— Start —

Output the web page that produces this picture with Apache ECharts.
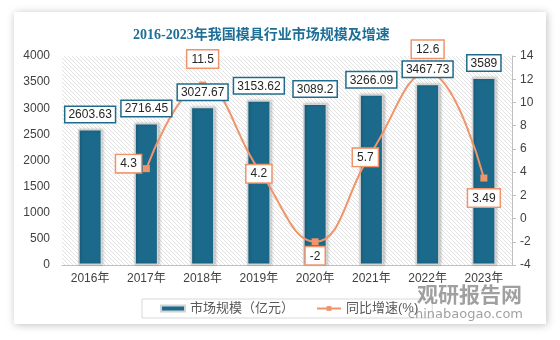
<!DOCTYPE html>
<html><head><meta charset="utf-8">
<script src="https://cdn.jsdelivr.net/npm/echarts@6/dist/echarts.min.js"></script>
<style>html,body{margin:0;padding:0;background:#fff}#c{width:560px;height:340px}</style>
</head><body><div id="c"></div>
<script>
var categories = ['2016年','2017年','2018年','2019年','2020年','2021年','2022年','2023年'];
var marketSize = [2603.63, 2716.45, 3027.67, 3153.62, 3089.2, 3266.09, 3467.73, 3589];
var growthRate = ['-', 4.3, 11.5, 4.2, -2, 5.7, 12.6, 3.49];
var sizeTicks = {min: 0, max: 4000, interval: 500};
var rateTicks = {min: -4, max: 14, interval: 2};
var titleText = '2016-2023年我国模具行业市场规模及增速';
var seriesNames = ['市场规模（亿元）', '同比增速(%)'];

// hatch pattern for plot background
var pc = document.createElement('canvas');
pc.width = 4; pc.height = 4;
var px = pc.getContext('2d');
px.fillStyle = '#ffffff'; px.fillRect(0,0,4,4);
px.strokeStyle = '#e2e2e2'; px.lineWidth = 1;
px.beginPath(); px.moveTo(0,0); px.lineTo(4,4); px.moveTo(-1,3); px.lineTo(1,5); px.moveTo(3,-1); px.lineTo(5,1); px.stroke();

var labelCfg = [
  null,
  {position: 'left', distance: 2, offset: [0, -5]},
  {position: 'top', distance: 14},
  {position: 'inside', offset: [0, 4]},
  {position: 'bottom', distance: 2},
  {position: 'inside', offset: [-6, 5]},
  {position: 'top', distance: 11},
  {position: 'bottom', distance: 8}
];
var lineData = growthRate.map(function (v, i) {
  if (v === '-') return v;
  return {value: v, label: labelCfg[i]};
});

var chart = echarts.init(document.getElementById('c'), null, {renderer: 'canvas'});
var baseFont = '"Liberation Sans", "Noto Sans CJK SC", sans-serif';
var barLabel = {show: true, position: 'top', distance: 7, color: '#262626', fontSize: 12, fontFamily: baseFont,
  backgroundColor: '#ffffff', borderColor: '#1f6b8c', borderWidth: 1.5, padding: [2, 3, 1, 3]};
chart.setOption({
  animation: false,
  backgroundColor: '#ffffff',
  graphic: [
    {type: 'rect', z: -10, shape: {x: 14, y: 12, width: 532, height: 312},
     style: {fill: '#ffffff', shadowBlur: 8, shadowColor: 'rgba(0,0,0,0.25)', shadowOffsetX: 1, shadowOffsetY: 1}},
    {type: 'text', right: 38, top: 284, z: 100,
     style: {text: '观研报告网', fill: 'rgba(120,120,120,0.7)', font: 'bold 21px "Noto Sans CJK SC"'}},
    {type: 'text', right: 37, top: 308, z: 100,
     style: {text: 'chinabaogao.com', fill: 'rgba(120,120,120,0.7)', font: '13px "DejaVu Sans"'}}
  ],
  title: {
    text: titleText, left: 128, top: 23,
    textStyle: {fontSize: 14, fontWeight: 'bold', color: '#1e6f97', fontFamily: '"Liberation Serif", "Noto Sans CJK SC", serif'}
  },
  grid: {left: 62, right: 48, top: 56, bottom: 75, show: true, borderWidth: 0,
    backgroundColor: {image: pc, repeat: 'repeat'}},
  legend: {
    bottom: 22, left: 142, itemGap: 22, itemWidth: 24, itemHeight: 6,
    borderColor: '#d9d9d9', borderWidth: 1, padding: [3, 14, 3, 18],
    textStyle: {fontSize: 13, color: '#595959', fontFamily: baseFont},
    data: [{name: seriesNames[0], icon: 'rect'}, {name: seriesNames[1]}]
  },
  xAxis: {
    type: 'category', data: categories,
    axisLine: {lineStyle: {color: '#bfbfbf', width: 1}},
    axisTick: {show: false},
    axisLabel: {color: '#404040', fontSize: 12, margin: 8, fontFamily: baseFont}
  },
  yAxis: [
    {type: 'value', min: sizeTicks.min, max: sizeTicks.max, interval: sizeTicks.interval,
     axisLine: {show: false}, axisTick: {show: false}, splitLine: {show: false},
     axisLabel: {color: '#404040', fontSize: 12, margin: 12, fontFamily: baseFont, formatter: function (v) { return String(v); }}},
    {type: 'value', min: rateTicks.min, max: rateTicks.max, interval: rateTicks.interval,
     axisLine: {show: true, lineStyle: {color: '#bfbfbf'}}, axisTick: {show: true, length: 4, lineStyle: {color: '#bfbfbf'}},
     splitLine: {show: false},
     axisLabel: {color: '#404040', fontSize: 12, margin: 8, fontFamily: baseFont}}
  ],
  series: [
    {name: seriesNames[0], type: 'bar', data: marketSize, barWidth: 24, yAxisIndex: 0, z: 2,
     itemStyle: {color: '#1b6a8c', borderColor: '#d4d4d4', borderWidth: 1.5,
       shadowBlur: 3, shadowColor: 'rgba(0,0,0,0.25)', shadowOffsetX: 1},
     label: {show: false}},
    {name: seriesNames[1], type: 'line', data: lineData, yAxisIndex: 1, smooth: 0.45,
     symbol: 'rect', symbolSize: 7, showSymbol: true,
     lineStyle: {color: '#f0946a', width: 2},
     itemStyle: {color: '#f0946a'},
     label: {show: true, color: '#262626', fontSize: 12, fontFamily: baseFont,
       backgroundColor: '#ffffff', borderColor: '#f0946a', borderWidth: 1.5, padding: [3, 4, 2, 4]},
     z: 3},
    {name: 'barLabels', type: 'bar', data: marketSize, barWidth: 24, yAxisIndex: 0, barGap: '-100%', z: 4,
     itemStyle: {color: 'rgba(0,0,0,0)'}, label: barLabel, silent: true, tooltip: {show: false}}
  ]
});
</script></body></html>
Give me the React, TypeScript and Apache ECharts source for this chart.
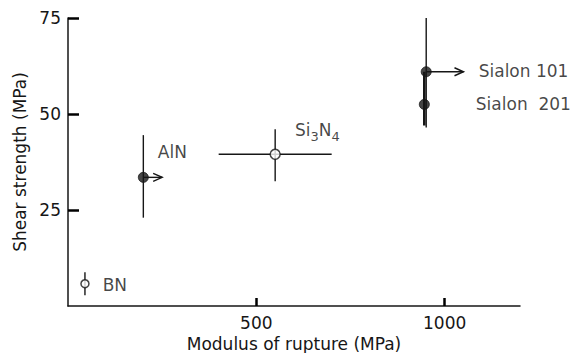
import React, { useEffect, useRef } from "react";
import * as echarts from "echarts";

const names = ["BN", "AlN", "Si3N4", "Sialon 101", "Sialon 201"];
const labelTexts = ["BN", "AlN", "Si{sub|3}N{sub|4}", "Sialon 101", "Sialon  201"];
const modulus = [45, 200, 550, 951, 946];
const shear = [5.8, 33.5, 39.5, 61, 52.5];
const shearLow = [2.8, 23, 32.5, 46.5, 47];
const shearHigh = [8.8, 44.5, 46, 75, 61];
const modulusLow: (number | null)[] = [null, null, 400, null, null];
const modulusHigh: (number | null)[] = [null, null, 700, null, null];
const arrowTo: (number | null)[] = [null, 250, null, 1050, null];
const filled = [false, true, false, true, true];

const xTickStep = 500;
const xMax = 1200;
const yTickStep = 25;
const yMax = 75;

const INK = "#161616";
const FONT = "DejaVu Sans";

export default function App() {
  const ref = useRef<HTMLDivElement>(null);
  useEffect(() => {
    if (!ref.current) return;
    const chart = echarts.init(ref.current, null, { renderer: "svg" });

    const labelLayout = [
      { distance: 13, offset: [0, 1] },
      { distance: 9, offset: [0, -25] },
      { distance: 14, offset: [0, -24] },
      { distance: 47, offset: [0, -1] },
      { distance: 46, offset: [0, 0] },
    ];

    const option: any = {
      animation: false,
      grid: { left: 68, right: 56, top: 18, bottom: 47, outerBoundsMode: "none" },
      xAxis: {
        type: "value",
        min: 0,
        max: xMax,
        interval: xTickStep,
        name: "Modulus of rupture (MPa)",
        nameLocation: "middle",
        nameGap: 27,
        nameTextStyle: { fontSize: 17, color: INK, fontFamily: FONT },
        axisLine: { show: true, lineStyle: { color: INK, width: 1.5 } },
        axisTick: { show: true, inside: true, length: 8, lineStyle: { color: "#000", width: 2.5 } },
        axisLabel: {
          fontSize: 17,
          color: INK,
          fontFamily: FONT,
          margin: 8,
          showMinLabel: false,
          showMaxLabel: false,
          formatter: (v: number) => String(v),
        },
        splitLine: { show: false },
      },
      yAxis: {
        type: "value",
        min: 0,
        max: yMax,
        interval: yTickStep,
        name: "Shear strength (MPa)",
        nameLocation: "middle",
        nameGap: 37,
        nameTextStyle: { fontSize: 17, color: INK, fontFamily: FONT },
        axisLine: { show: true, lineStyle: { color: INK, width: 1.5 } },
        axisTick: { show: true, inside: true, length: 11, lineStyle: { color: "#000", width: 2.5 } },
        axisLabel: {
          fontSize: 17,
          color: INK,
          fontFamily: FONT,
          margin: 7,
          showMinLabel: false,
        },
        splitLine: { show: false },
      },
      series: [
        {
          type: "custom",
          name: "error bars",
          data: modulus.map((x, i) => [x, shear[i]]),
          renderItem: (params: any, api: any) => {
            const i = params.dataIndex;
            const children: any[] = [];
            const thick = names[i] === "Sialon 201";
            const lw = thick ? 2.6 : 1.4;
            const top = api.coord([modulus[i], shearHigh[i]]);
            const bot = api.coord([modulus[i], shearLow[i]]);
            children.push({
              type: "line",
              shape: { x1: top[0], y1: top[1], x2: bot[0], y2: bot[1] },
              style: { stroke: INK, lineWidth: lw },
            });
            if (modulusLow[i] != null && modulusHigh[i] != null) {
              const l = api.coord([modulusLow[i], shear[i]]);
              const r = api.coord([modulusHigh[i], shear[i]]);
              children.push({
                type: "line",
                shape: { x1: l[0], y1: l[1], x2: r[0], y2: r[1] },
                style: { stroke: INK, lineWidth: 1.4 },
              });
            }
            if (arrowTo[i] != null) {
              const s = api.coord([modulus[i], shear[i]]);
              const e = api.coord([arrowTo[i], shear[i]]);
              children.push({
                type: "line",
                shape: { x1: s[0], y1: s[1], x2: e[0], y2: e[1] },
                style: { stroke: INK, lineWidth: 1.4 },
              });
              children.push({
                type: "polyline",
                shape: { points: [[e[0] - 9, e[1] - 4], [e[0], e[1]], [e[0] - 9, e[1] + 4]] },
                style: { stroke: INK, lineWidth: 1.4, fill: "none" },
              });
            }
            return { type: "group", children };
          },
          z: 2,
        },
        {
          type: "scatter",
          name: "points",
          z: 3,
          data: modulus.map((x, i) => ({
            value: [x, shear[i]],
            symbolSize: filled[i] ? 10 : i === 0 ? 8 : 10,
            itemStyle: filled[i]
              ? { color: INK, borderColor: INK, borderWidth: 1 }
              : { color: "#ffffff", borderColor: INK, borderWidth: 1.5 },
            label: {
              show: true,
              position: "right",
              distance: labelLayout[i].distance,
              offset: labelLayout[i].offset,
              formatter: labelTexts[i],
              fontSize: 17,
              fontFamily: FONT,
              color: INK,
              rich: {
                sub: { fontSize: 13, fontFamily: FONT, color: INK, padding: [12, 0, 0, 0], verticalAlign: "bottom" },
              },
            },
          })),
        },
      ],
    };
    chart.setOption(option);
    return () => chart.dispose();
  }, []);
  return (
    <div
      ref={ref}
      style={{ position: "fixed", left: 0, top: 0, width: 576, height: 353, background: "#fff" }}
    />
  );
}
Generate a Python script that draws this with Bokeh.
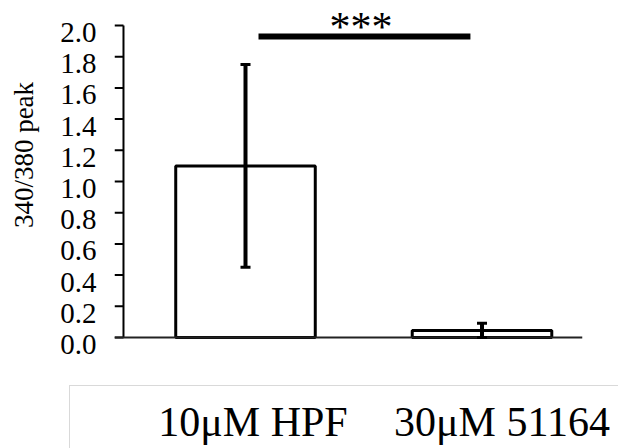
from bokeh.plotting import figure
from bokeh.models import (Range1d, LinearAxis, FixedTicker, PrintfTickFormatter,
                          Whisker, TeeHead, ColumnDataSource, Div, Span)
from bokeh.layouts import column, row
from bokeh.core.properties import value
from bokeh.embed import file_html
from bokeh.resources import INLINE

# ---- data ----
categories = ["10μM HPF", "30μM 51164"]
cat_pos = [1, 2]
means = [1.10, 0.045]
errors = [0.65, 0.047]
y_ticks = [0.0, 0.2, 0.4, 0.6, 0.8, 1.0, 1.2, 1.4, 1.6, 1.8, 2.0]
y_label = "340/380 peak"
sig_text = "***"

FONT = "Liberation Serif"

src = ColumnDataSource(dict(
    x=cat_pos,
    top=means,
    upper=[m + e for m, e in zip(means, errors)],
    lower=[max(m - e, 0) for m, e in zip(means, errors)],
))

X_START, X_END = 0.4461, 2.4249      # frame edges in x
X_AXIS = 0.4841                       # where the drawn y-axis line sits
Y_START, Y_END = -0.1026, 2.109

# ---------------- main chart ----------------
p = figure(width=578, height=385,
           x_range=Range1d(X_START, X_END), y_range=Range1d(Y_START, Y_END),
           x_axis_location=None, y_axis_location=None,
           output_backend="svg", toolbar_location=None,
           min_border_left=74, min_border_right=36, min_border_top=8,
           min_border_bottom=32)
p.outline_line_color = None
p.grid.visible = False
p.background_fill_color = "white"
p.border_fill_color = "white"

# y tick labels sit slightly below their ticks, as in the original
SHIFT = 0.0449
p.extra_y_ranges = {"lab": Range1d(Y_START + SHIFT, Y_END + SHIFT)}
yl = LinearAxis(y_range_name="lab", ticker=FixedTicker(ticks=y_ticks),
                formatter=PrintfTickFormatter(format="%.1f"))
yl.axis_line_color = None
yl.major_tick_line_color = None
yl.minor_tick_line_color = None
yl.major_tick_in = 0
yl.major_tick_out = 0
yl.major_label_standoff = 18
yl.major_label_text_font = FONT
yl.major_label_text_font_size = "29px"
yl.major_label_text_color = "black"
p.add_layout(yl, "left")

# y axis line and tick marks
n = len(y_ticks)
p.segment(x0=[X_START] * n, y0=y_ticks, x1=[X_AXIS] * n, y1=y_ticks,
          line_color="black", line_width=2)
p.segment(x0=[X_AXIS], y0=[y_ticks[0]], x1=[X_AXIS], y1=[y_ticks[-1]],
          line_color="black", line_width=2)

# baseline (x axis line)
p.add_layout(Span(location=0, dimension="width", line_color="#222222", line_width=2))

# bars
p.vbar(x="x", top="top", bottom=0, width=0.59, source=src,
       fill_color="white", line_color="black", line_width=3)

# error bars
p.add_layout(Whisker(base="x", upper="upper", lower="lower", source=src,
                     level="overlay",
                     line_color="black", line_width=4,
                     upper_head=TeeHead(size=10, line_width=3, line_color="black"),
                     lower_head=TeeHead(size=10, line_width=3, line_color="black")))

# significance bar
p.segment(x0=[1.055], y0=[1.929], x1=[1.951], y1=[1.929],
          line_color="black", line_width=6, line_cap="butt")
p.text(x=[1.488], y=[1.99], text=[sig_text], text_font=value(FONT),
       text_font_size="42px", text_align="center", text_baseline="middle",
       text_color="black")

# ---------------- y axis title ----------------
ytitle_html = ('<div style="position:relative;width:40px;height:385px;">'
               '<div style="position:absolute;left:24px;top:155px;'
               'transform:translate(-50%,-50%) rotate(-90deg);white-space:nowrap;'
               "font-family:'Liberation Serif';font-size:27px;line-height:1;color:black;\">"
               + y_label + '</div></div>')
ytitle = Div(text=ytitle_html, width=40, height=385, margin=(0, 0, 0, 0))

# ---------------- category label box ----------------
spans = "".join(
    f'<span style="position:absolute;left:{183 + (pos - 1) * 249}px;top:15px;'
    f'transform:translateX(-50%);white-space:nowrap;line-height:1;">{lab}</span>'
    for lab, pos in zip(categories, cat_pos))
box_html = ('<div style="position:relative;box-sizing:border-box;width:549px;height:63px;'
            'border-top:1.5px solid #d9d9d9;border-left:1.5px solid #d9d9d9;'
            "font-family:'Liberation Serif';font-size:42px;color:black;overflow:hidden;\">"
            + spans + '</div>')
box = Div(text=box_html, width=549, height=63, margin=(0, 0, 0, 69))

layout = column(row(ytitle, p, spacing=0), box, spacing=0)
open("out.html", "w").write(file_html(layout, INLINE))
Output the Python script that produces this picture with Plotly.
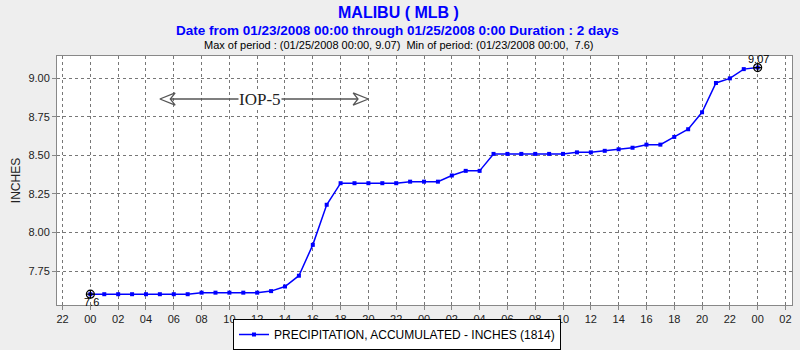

— End —

Task prompt: Return exactly the lines from the one with "Give me the" to the one with "const filled = [false, true, false, true, true];", inclusive, and nothing else; skip the pictures.

Reply to the task:
Give me the React, TypeScript and Apache ECharts source for this chart.
import React, { useEffect, useRef } from "react";
import * as echarts from "echarts";

const names = ["BN", "AlN", "Si3N4", "Sialon 101", "Sialon 201"];
const labelTexts = ["BN", "AlN", "Si{sub|3}N{sub|4}", "Sialon 101", "Sialon  201"];
const modulus = [45, 200, 550, 951, 946];
const shear = [5.8, 33.5, 39.5, 61, 52.5];
const shearLow = [2.8, 23, 32.5, 46.5, 47];
const shearHigh = [8.8, 44.5, 46, 75, 61];
const modulusLow: (number | null)[] = [null, null, 400, null, null];
const modulusHigh: (number | null)[] = [null, null, 700, null, null];
const arrowTo: (number | null)[] = [null, 250, null, 1050, null];
const filled = [false, true, false, true, true];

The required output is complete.